For real though.
Last week, I made Gordon Ramsey's Classic Beef Wellington and Red Wine Sauce. The end result?
Hey- not too shabby! But let me walk you through the 24-hours leading up to this.
1. Make grocery list. I need 2 1-pound roasts of beef tenderloin, 16 ounces of wild/mixed mushrooms, and 8 slices of prosciutto, plus beef trimmings for the sauce. Easy day.
2. Go to Byerly's to buy mushrooms, prosciutto and tenderloins. My bill is $75.00. This better be good.
3. Go to Cub to buy the ingredients for the red wine sauce. Ask if they have beef trimmings I could use. No. They use that for hamburger. Okay. Ask what meat out on the floor would be a good substitute for flavorful, fatty trimmings. Shoulder-shrugs all around. Thanks guys. Buy one beef shank steak for $2.50. Buy puff pastry and remaining sauce ingredients.
4. Get home and wrap beef in plastic wrap to "shape". Open giant bottle of Barefoot Merlot and drink, leaving 750ml so I have enough wine for the sauce tomorrow. Go to bed.
5. Sear beef and set aside. Awesome. Feeling good.
6. Start making mushroom duxelle. Realize I forgot to brush beef with English mustard as soon as it came out of the pan. Couldn't find English mustard, substitute cream-style horseradish. No clean food brush- have to use hands. Whatever.
7. Back to the mushrooms. Hands are starting to burn. Mushrooms are not. Finish the duxelle and set aside to cool.
8. Start to make the red wine sauce. Feeling back on track.
9. Begin to wrap the tenderloins. Grab plastic wrap and discover it's too thin. Oh well.

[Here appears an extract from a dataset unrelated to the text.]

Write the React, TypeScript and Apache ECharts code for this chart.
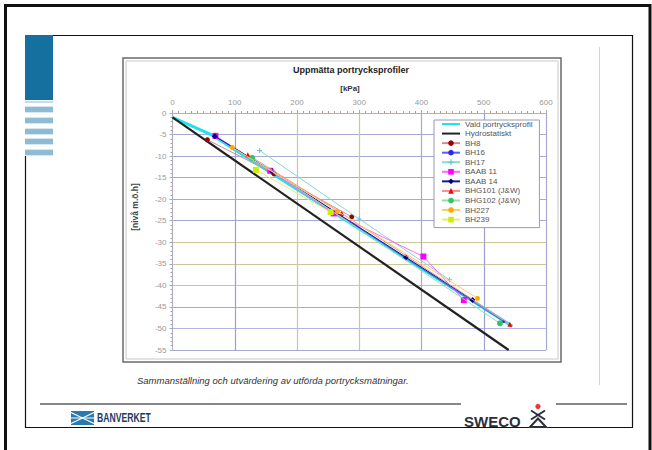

10. Attempt to lay out prosciutto, but it's sliced very thin and is stupid-delicate. Smear on duxelle to "glue" it together.
11. Lay beef on duxelle and roll up. Feeling good.
12. Unroll from plastic wrap and discover I've rolled the whole thing wrong. Duxelle has burst through the prosciutto.
13. Heart starts to sink. Maybe I can rewrap if I just peel the prosciutto away? Stupid-thin prosciutto is having none of it and falls apart in my hands. Heart sinking rapidly.
14. Okay. What if I salvage the duxelle and get more prosciutto? Try to separate prosciutto from duxelle. It's like a clingy ex and just dissolves into the duxelle. Heart thoroughly sunk.
15. The red wine sauce seems to be doing well, but it's hard to tell while I'm laying on the kitchen floor in defeat, desperately trying to get my older sister on the phone to ask her what I've become.
16. Pull myself together. Don't have time to go back to Byerly's. Go to Cub and get packaged prosciutto which is sliced even THINNER. What. the. fudgesicle.
17. Grab tenderloin. Slap on salvaged duxelle, coat in scraps of idiot prosciutto, smother in plastic-wrap and throw in the fridge.
18. Be extra attentive when I take out the second tenderloin and reserved Byerly's prosciutto. Spend 5 minutes mentally wrapping the tenderloin before actually doing it. This one works. Throw it in the fridge with it's Franken-brother.
19. Open another bottle of wine. Pour a drink.
20. Take out puff pastry to thaw. Finish up red wine sauce.
21. Forget about puff pastry and realize it's too soft. Toss in freezer to re-firm.
22. Forget about puff pastry and realize it's frozen again. Set on counter to thaw again.
23. Roll out puff pastry.
24. Somehow manage to roll both wellingtons without issue. Place in fridge.
25. Preheat oven, take out wellingtons and coat in egg wash. Make little decorative marks. Have another glass of wine.
26. Wait for wellingtons to cook while my husband wines about being hungry. Glare at him until he changes his tune and pours me more wine.
27. Take out the wellingtons and let them rest. Transfer to cutting board and slice.
28. Burn my hands.
29. Beef is medium instead of rare/medium-rare. Goddamnit.
30. Drown the wellington in red wine sauce. Drown myself in red wine.